The Recreation Department's Punch and Judy
When I started to work for the Philadelphia Recreation Department, my colleague, Elaine Evans, suggested we create a Punch and Judy show, which we would take around to the different playgrounds. We made a set of Punch and Judy puppets, plus a baby, Scaramouche, doctor, beadle, policeman, hangman, horse, dragon and devil. We chose to break away from tradition in only one way. We chose to paint the characters' faces with bright primary and secondary colors. Since we would be going into neighborhoods of many different ethnic backgrounds, we did not want our puppets to be of any identifiable race. We followed the shows with workshops for the recreation leaders teaching puppet construction and manipulation. The puppetry program was very successful and for a number of years many kids from different playgrounds got free admission to the Zoo because they would do a puppet show near the Impala fountain.
Punch men are traditionally called "Professors," and often assume an Italian name. Since I had become a Punch and Judy man, you can now call me "Professor" – "Professor Umberto Moskovitillini" will do very nicely, thank you.
One time, after one of my shows, we had a woman come over and complain that we were destroying valuable antique puppets. I told her the "antiques" were five months old. But more serious objections were raised once about the violence. We told the complaining woman that we grew up with Punch and Judy and we thought we turned out ok. But we were aware, especially in the 1970s, that violence in children's entertainment was being studied as a possible problem.

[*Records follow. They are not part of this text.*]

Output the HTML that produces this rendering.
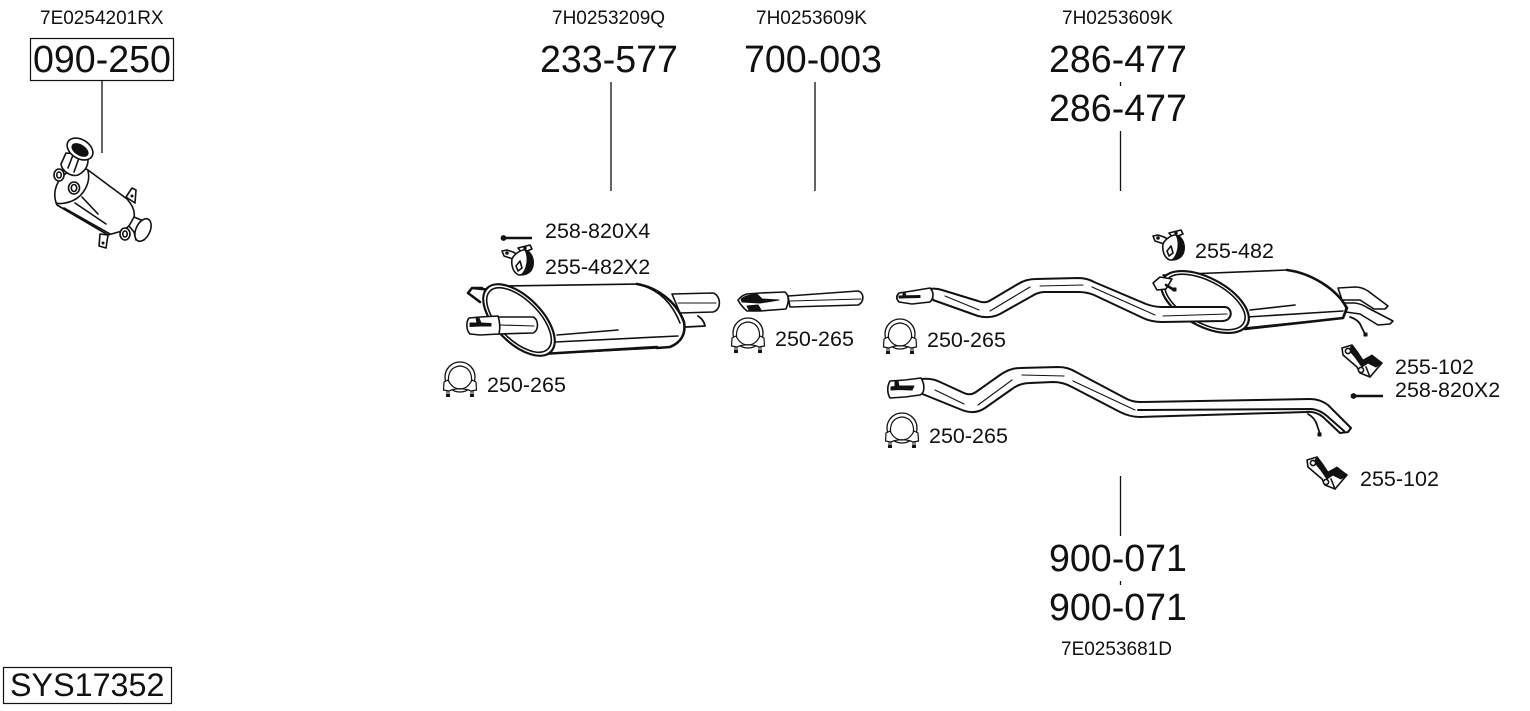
<!DOCTYPE html>
<html>
<head>
<meta charset="utf-8">
<style>
html,body{margin:0;padding:0;background:#fff;width:1530px;height:711px;overflow:hidden}
svg{display:block}
text{font-family:"Liberation Sans",sans-serif;fill:#111}
.big{font-size:37.6px}
.mid{font-size:21.5px}
.num{font-size:19px}
.l{stroke:#111;fill:none;stroke-width:1.6;stroke-linecap:round;stroke-linejoin:round}
.w{fill:#fff;stroke:#111;stroke-width:1.6;stroke-linecap:round;stroke-linejoin:round}
.t{stroke:#111;fill:none;stroke-width:2.6;stroke-linecap:round;stroke-linejoin:round}
.h{stroke:#111;fill:none;stroke-width:1.1;stroke-linecap:round}
.b{fill:#111;stroke:#111;stroke-width:1;stroke-linejoin:round}
</style>
</head>
<body>
<svg width="1530" height="711" viewBox="0 0 1530 711" xmlns="http://www.w3.org/2000/svg">
<defs>
<g id="clamp">
  <circle cx="0" cy="-2" r="15" class="w" style="stroke-width:1.300"/>
  <path class="l" d="M-9 8 C-14 1 -12 -12 0 -13 C12 -12 14 1 9 8" style="stroke-width:1.200"/>
  <path class="w" d="M-16 3 L-12 1 C-9 7 -5 10 0 10 C5 10 9 7 12 1 L16 3 L16.500 11 L11 12 C5 9 -5 9 -11 12 L-16.500 11 Z" style="stroke-width:1.200"/>
  <path class="l" d="M-13 12 L-13 17 M-11 12 L-11 17 M11 12 L11 17 M13 12 L13 17" style="stroke-width:1"/>
  <path class="b" d="M-13.500 15.500 h3 v2 h-3 Z M10.500 15.500 h3 v2 h-3 Z"/>
</g>
<g id="hanger">
  <path class="w" d="M502 251 L507 250 L513 252 L520 256 L519 261 L513 259 L504 256 Z"/>
  <path class="w" d="M518 248 L530 245 L532 249 L522 253 Z"/>
  <path class="w" d="M512 259 C514 254 521 250 524 250 C530 250 534 258 533 265 C532 272 527 275 519 275 C513 273 511 265 512 259 Z"/>
  <path class="b" d="M525 250 C531 251 534 258 533 265 C532 272 527 275 521 275 C527 270 529 258 525 250 Z"/>
  <path class="l" d="M516 266 L520 261 L522 268 L518 271 Z"/>
  <circle cx="507" cy="253" r="1.300" class="b"/>
  <circle cx="525" cy="248" r="1.200" class="b"/>
</g>
<g id="bracket">
  <path class="w" d="M1342 348 L1352 345 L1358 353 L1363 361 L1372 356 L1382 363 L1370 377 L1360 373 L1357 367 L1343 355 Z"/>
  <path class="b" d="M1352 345 L1358 353 L1363 360 L1372 355 L1382 363 L1376 367 L1368 363 L1362 367 L1355 357 L1349 350 Z"/>
  <circle cx="1348" cy="351" r="2.600" class="w"/>
  <circle cx="1361" cy="370" r="2.600" class="w"/>
  <path class="l" d="M1366 367 L1370 377"/>
</g>
</defs>

<!-- frames -->
<rect x="30.500" y="38.500" width="143" height="42" fill="none" stroke="#111" stroke-width="1.200"/>
<rect x="3.500" y="667.500" width="168" height="36" fill="none" stroke="#111" stroke-width="1.200"/>

<!-- leader lines -->
<g stroke="#111" stroke-width="1.300">
  <path d="M102 81V153M611 82V191M815 82V191M1120.500 82V86M1120.500 131V191M1120.500 476V536M1120.500 581V585"/>
</g>

<!-- text -->
<text class="num" x="40" y="24">7E0254201RX</text>
<text class="num" x="552" y="24">7H0253209Q</text>
<text class="num" x="756" y="24">7H0253609K</text>
<text class="num" x="1062" y="24">7H0253609K</text>
<text class="num" x="1061" y="655">7E0253681D</text>
<text class="big" x="33" y="72">090-250</text>
<text class="big" x="540" y="72">233-577</text>
<text class="big" x="744" y="72">700-003</text>
<text class="big" x="1049" y="72">286-477</text>
<text class="big" x="1049" y="121">286-477</text>
<text class="big" x="1049" y="571">900-071</text>
<text class="big" x="1049" y="620">900-071</text>
<text x="10" y="696" style="font-size:32.300px">SYS17352</text>
<text class="mid" x="545" y="238">258-820X4</text>
<text class="mid" x="545" y="274">255-482X2</text>
<text class="mid" x="487" y="392">250-265</text>
<text class="mid" x="775" y="346">250-265</text>
<text class="mid" x="927" y="347">250-265</text>
<text class="mid" x="929" y="443">250-265</text>
<text class="mid" x="1195" y="258">255-482</text>
<text class="mid" x="1395" y="374">255-102</text>
<text class="mid" x="1395" y="397">258-820X2</text>
<text class="mid" x="1360" y="486">255-102</text>

<!-- catalyst -->
<g>
  <path class="w" d="M126 197 L135 203 L136 190 L132 188 Z"/>
  <circle cx="132" cy="196" r="1" class="b"/>
  <path class="w" d="M100 234 L99 246 L106 248 L108 235 Z"/>
  <circle cx="103" cy="243" r="1" class="b"/>
  <path class="w" d="M88 170 L127 199 C137 210 138 222 122 231 L108 235 L57 205 C53 196 54 184 64 175 C72 168 82 166 88 170 Z"/>
  <path class="l" d="M88 171 C91 182 84 196 72 201 C64 204 58 204 56 203"/>
  <path class="l" d="M82 197 L98 214 M75 203 L106 224 M64 208 L110 234"/>
  <path class="w" d="M66 153 L61 164 C62 172 72 177 78 175 C84 172 88 167 88 160 L90 155 Z"/>
  <path class="l" d="M73 155 L68 168 M79 158 L74 172"/>
  <ellipse cx="80" cy="149" rx="14" ry="9.500" transform="rotate(32 80 149)" class="w"/>
  <ellipse cx="80" cy="150" rx="9" ry="5" transform="rotate(32 80 150)" class="b"/>
  <ellipse cx="59" cy="175" rx="5" ry="6" class="w"/>
  <ellipse cx="59" cy="175" rx="2.200" ry="3" class="l"/>
  <ellipse cx="74" cy="188" rx="5.500" ry="6" class="w"/>
  <ellipse cx="74" cy="188" rx="2.700" ry="3.500" class="l"/>
  <path class="w" d="M134 217 L129 226 L134 232 L136 240 L144 240 L146 222 Z"/>
  <ellipse cx="143" cy="230" rx="7" ry="12" transform="rotate(25 143 230)" class="w"/>
  <ellipse cx="125" cy="234" rx="5" ry="6" class="w"/>
  <ellipse cx="125" cy="234" rx="2.200" ry="3" class="l"/>
</g>

<!-- front muffler -->
<g>
  <path class="w" d="M672 294 L713 293 C721 295 722 310 713 312 L680 313 Z"/>
  <path class="h" d="M678 303 L716 303"/>
  <path class="t" d="M686 327 L705 326 Q704 320 698 316" style="stroke-width:1.800"/>
  <path class="t" d="M482 288 L472 288 L468 293 L480 302 M472 288 L492 290"/>
  <path class="w" d="M507 286 L637 284 C655 287 676 300 684 322 C686 333 682 342 670 347 L657 348 L543 354 L518 340 Z"/>
  <path class="t" d="M637 284 C655 287 676 300 684 322 C686 333 682 342 670 347 L657 348"/>
  <path class="t" d="M542 354 L657 347"/>
  <path class="l" d="M555 342 L678 336 M557 335 L618 330"/>
  <path class="l" d="M641 285 C660 291 672 303 680 323"/>
  <ellipse cx="519" cy="320" rx="45" ry="23" transform="rotate(45 519 320)" class="w" style="stroke-width:2.200"/>
  <ellipse cx="519" cy="320" rx="41" ry="20" transform="rotate(45 519 320)" class="l"/>
  <path class="w" d="M498 317 L533 317 C539 319 539 331 533 333 L498 334 Z"/>
  <path class="w" d="M469 318 L480 317 L498 316 Q501 325 499 334 L480 335 L470 334 C466 330 466 322 469 318 Z"/>
  <path class="b" d="M470 323 L480 323 L491 323.500 L491 326 L480 326 L470 326.500 Z"/>
  <path class="b" d="M476 318 L479 318 L481 323 L477 323 Z"/>
  <path class="h" d="M500 325 L534 326"/>
</g>

<!-- mid pipe -->
<g>
  <path class="w" d="M788 296 L858 291 C864 292 865 302 858 305 L790 307 Z"/>
  <path class="h" d="M790 301 L861 299"/>
  <path class="w" d="M738 300 Q742 295 747 294 L760 293 L785 292 Q791 297 786 309 L760 311 L747 311 Q741 306 738 300 Z"/>
  <path class="b" d="M741 299 Q746 295 757 294 L762 299 L779 300 L760 303 L742 302 Z"/>
  <path class="b" d="M747 306 L758 305 L761 310 L749 310 Z"/>
</g>

<!-- upper pipe and rear muffler -->
<g>
  <path class="w" d="M1338 288 L1355 287 Q1362 287 1368 291 L1388 306 L1385 309 L1374 309 L1360 300 L1342 300 Z"/>
  <path class="w" d="M1344 303 L1355 303 Q1362 304 1368 308 L1393 321 L1390 324 L1378 325 L1360 314 L1346 312 Z"/>
  <path class="t" d="M1350 317 Q1359 320 1361 326 L1365 334" style="stroke-width:1.800"/>
  <path class="b" d="M1364 333 h3 v3 h-3 Z"/>
  <path class="w" d="M1163 275 L1287 270 C1310 273 1336 288 1346 308 L1343 318 L1245 328 L1220 325 Z"/>
  <path class="t" d="M1287 270 C1310 273 1336 288 1347 308 L1343 318 L1245 329"/>
  <path class="l" d="M1247 317 L1343 311 M1250 310 L1295 305"/>
  <ellipse cx="1205" cy="302" rx="48" ry="24" transform="rotate(28 1205 302)" class="w" style="stroke-width:2.200"/>
  <ellipse cx="1205" cy="302" rx="44" ry="21" transform="rotate(28 1205 302)" class="l"/>
  <path class="w" d="M1153 283 L1160 277 L1172 279 L1166 289 L1157 290 Z"/>
  <path class="t" d="M1166 285 L1174 290"/>
  <path class="b" d="M1173 288 h3 v3 h-3 Z"/>
  <path class="w" d="M930 289 Q936 288 942 290 L978 301 Q985 304 991 300 L1018 284 Q1026 279 1036 279 L1078 278 Q1087 278 1094 282 L1146 304 Q1154 307 1162 307 L1225 307 C1233 308 1233 320 1223 321 L1162 322 Q1152 322 1143 318 L1094 295 Q1087 292 1078 292 L1045 292 Q1038 292 1032 296 L1000 314 Q990 319 978 316 L933 300 Z" style="stroke-width:2"/>
  <path class="h" d="M945 296 L979 310 M990 311 L1030 287 M1040 286 L1083 285 M1092 287 L1155 315 M1163 316 L1227 314"/>
  <path class="w" d="M899 293 L912 291 L930 288 C934 292 934 298 930 302 L912 304 L899 302 C896 299 896 296 899 293 Z"/>
  <path class="b" d="M899 296 L920 295.500 L920 297.500 L899 298 Z"/>
  <path class="b" d="M903 292.500 L905 292.500 L906 296 L903 296 Z"/>
</g>

<!-- lower pipe -->
<g>
  <path class="w" d="M922 379 Q932 378 940 382 L964 393 Q970 396 976 392 L1000 375 Q1010 368 1020 368 L1058 367 Q1068 367 1076 372 L1125 398 Q1132 402 1140 402 L1310 399 Q1320 399 1328 405 L1351 428 L1348 432 L1340 433 L1323 417 Q1316 411 1306 412 L1140 417 Q1130 417 1120 412 L1072 387 Q1063 382 1053 382 L1030 383 Q1020 383 1012 389 L985 408 Q975 415 962 410 L920 393 Z" style="stroke-width:2"/>
  <path class="h" d="M935 390 L964 404 M978 405 L1012 380 M1022 375 L1064 376 M1073 381 L1135 410"/>
  <path class="t" d="M1138 410 L1312 409 Q1320 410 1327 416 L1344 431" style="stroke-width:2"/>
  <path class="t" d="M1308 414 Q1315 418 1317 425 L1320 434" style="stroke-width:1.800"/>
  <path class="b" d="M1318 433 h3 v3 h-3 Z"/>
  <path class="w" d="M890 381 L905 380 L921 378 C925 384 925 393 920 395 L905 397 L890 398 C887 393 887 386 890 381 Z"/>
  <path class="b" d="M891 387 L899 386 L914 386 L912 390 L899 389.500 L891 390 Z"/>
  <path class="b" d="M895 381 L898 381 L899 387 L895 387 Z"/>
</g>

<!-- clamps -->
<use href="#clamp" x="460" y="379"/>
<use href="#clamp" x="748" y="335"/>
<use href="#clamp" x="900" y="336"/>
<use href="#clamp" x="902" y="430"/>

<!-- hangers -->
<use href="#hanger"/>
<use href="#hanger" transform="translate(651,-15)"/>

<!-- brackets -->
<use href="#bracket"/>
<use href="#bracket" transform="translate(-35,112)"/>

<!-- bolts -->
<g>
  <path d="M504 238 L532 238" stroke="#111" stroke-width="2.600"/>
  <circle cx="503.500" cy="238" r="2.400" class="b"/>
  <path d="M1354 396 L1383 396" stroke="#111" stroke-width="2.600"/>
  <circle cx="1353.500" cy="396" r="2.400" class="b"/>
</g>
</svg>
</body>
</html>
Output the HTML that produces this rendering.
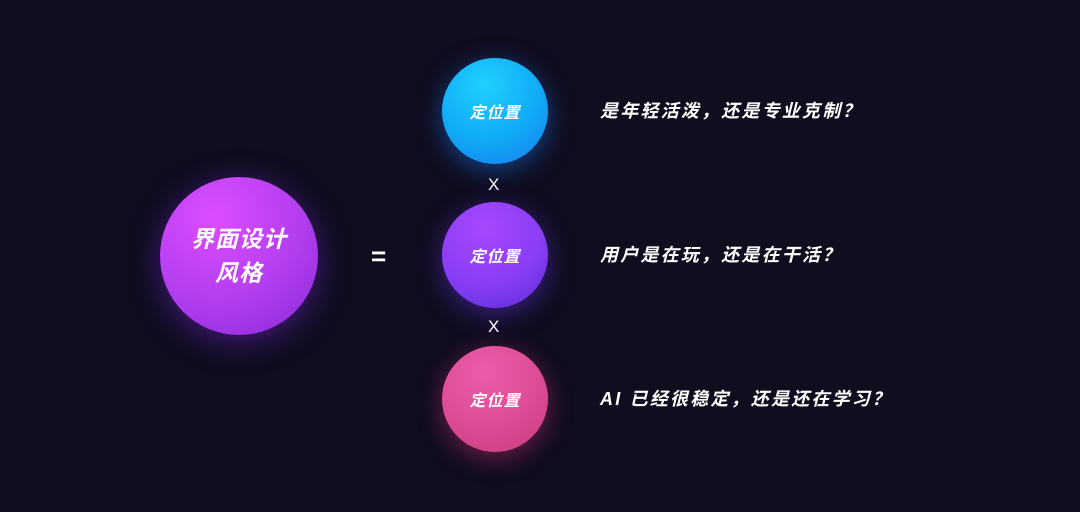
<!DOCTYPE html>
<html><head><meta charset="utf-8"><style>
body{margin:0;width:1080px;height:512px;background:#100d1f;overflow:hidden;position:relative;font-family:"Liberation Sans","Noto Sans CJK SC",sans-serif;color:#fff}
.c{position:absolute;border-radius:50%;display:flex;align-items:center;justify-content:center;font-weight:bold;font-style:italic;text-align:center}
.s{width:106px;height:106px;left:442px;font-size:16px;letter-spacing:1px}
.t{position:absolute;left:600px;font-size:18px;font-weight:bold;font-style:italic;line-height:20px;letter-spacing:2.2px}
.x{position:absolute;left:488px;font-size:17px}
</style></head><body>
<div class="c" style="left:160px;top:177px;width:158px;height:158px;font-size:23px;line-height:34px;letter-spacing:1px;background:radial-gradient(circle at 35% 25%,#dd4cff,#b23ef0 55%,#8a28d8 100%);box-shadow:0 6px 30px rgba(120,40,220,.5)">界面设计<br>风格</div>
<div style="position:absolute;left:371px;top:241px;font-size:26px;font-weight:bold">=</div>
<div class="c s" style="top:58px;background:radial-gradient(circle at 40% 25%,#1ed0ff,#10aaf5 55%,#1a7af0 100%);box-shadow:0 6px 25px rgba(20,120,240,.5)">定位置</div>
<div class="x" style="top:175px">X</div>
<div class="c s" style="top:202px;background:radial-gradient(circle at 40% 25%,#a848ff,#8a3ef5 55%,#5a2ad8 100%);box-shadow:0 6px 25px rgba(100,50,230,.5)">定位置</div>
<div class="x" style="top:317px">X</div>
<div class="c s" style="top:346px;background:radial-gradient(circle at 40% 25%,#ea5ca8,#dc4c96 55%,#c83a7c 100%);box-shadow:0 6px 25px rgba(220,50,120,.45)">定位置</div>
<div class="t" style="top:101px">是年轻活泼，还是专业克制？</div>
<div class="t" style="top:245px">用户是在玩，还是在干活？</div>
<div class="t" style="top:389px">AI 已经很稳定，还是还在学习？</div>
</body></html>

If it is a problem, it is not a new one.
Disapproval of Punch and Judy
In 1749, Henry Fielding's Tom Jones meets an itinerant Punch and Judy man who says he has removed Punch and Judy and their violence from his puppet show and made it a "moral and refined" show. "I would by no means degrade the ingenuity of your profession," answered Jones, "but I should have been glad to have seen my old acquaintance master Punch, for all that; and so far from improving, I think, by leaving out him and his merry wife Joan, you have spoiled your puppet-show."
In the late 1840s Dickens received a letter asking for his help to "ban" the devil's work: Punch and Judy! The author of the letter must have been extremely disappointed with Dickens's response:
"In my opinion the Street Punch is one of those extravagant reliefs from the realities of life which would lose its hold upon the people if it were made moral and instructive. I regard it as quite harmless and as an outrageous joke which no one in existence would think of regarding as an incentive to any kind of action or as a model for any kind of conduct. It is possible, I think, that one secret source of pleasure very generally derived from this performance is the satisfaction the spectator feels in the circumstances that likenesses of men and women can be so knocked about without any pain or suffering."